In the U.S., however, huge companies like PayPal and Amazon may already have the lead on that — and the financial stability to make it a long-term offering. Both companies now offer services for those who get paid in cash, don’t have bank accounts or debit cards and don’t use credit cards. Both have enough users and partners in their networks to emulate Ant Financial’s use of new payment methods to produce alternative data and ultimately bring more people and commerce into the economy.

“It’s been clear for a while that PayPal has a vision to democratize financial services,” Anuj Nayar, head of global initiatives at PayPal, told Tearsheet earlier this year. “A lot of this stuff we’re doing specifically to hit the underserved. People are being disenfranchised … it’s incredible how high a proportion of the U.S. population couldn’t raise $400 in an emergency.”

Why the future of credit could lie in ‘social vouching’

With the growing number of tools to bring people out from the world of check cashing into the mainstream financial system, the notion of inclusion continues to be a major theme in the field. But to technology developers working on ways to enhance access to credit, the future lies in rethinking what’s meant by financial inclusion.

The question around the unbanked makes the normative judgment that being banked is a state to be in,” said Om Kundu, founder of Inspirave, a platform that lets users save for big-ticket purchases. Kundu was one of three panelists that spoke on technology and financial inclusion at Fordham University’s social changemakers conference Monday — part of FinTech Week taking place in New York. “There are lots of parts of the world where people are getting access to financial services without a bank account — it’s more about helping you achieve your goals.”
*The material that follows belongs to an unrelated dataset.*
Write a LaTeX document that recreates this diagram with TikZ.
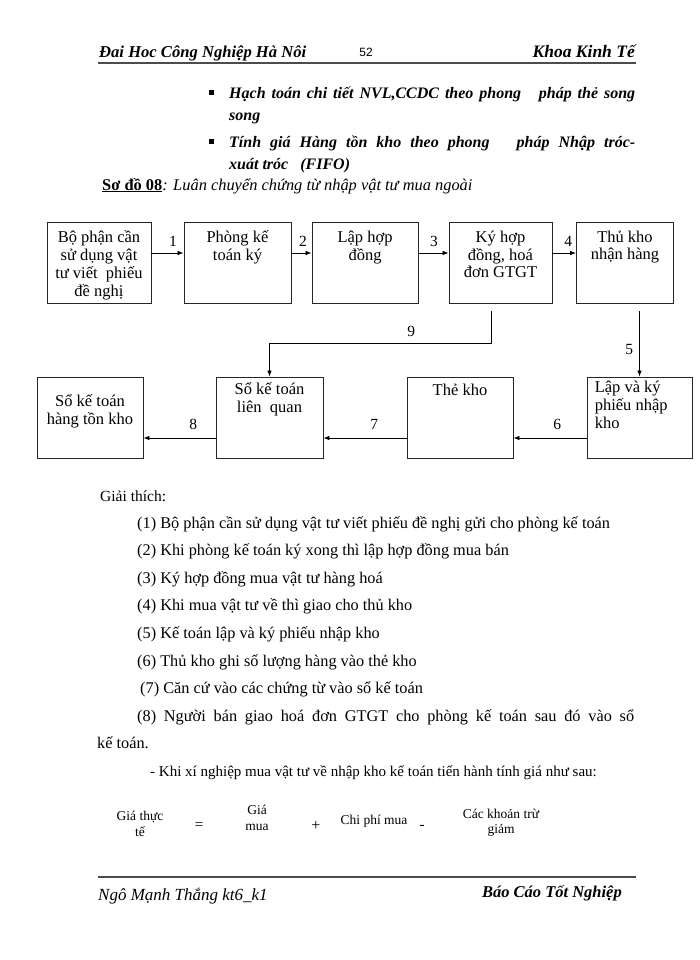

For Kundu and others working in the space, ‘inclusion’ is more about creating a another kind of credit system that’s based on social vouching and support. Inspirave’s platform, Kundu said, brings in the notion of a social network of friends and family that can help an individual reach their financial goals and in turn, help vouch for the individual. Instead of a formal credit score, the idea of using a social network of referees acts as a powerful counterpoint to traditional credit assessment systems that exclude millions of Americans who don’t have bank accounts or credit cards.

“We don’t think of traditional due diligence of loan underwriting, a formal business plan or technical due diligence,” said Kelly Chan of Kiva U.S., a nonprofit that’s the U.S. arm of a global online marketplace for crowd-funded small-scale loans. “We’re looking to a social community knowing you have a group of supporters to back you or vouch; for example, ‘Sally is a wonderful mother worthy of Kiva loan.'”
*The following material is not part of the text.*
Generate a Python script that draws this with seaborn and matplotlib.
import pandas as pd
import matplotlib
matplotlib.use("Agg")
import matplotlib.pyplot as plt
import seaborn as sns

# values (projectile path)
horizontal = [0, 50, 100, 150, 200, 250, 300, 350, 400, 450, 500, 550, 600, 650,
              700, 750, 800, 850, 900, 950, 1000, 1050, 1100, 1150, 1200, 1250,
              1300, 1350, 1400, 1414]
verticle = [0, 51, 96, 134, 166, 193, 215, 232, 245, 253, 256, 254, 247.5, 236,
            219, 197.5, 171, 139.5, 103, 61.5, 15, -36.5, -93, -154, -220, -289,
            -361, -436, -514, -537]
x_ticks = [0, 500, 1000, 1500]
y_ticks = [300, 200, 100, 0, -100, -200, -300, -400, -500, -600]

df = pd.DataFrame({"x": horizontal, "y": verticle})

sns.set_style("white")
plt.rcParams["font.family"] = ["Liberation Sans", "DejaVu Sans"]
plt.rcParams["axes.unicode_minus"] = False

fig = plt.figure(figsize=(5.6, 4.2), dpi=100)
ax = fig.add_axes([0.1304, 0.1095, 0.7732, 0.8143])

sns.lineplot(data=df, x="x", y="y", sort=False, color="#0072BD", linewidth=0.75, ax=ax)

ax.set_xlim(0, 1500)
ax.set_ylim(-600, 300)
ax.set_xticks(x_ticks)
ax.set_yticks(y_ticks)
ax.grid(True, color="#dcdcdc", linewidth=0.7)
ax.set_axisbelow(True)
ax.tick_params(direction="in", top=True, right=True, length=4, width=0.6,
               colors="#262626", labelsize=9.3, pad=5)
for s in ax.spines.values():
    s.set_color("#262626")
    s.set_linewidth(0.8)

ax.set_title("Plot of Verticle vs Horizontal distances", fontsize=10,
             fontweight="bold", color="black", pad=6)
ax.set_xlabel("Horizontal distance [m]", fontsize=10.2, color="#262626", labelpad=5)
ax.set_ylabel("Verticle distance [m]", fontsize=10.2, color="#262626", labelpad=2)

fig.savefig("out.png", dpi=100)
The notion of ‘social underwriting,’ Chan said, can create economic opportunities for Kiva’s 3,700-strong community, many of whom are small-business owners. Traditional banking tools also often don’t address personal finance needs of the lowest-income Americans, particularly those at the lowest rung of the income scale. For Jeff Kaiser, chief operating officer of Propel, a startup that developed an app to track food stamp account transactions, providing accessible tools is key.

“It’s about building better products and understanding the needs [of the users],” he said. “It’s not about passing judgement from the formal financial space — we need to build products that are less expensive and provide convenience in a digital format.”
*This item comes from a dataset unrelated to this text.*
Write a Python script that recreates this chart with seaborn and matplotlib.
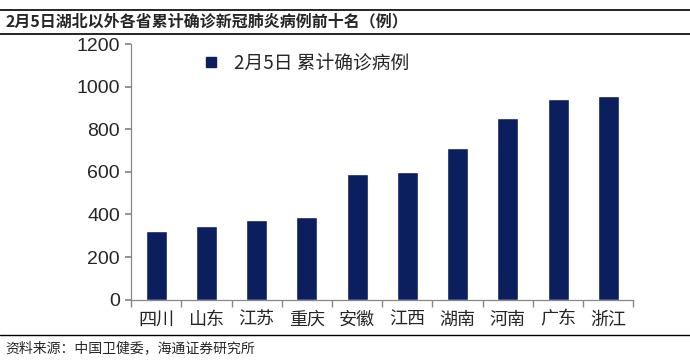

Despite the ‘do good’ objectives, building a sustainable revenue model can make or break any startup. Propel is not currently generating significant revenue, Kaiser said, but the company is working on deals with merchants who could advertise within the app. While Inspirave’s revenue is based on partnerships with merchants and banks, the future, said Kundu, will be more about monetizing the data.

“People are articulating their future purchases and that’s valuable — we expect to harness insights to partner merchants and financial institutions.”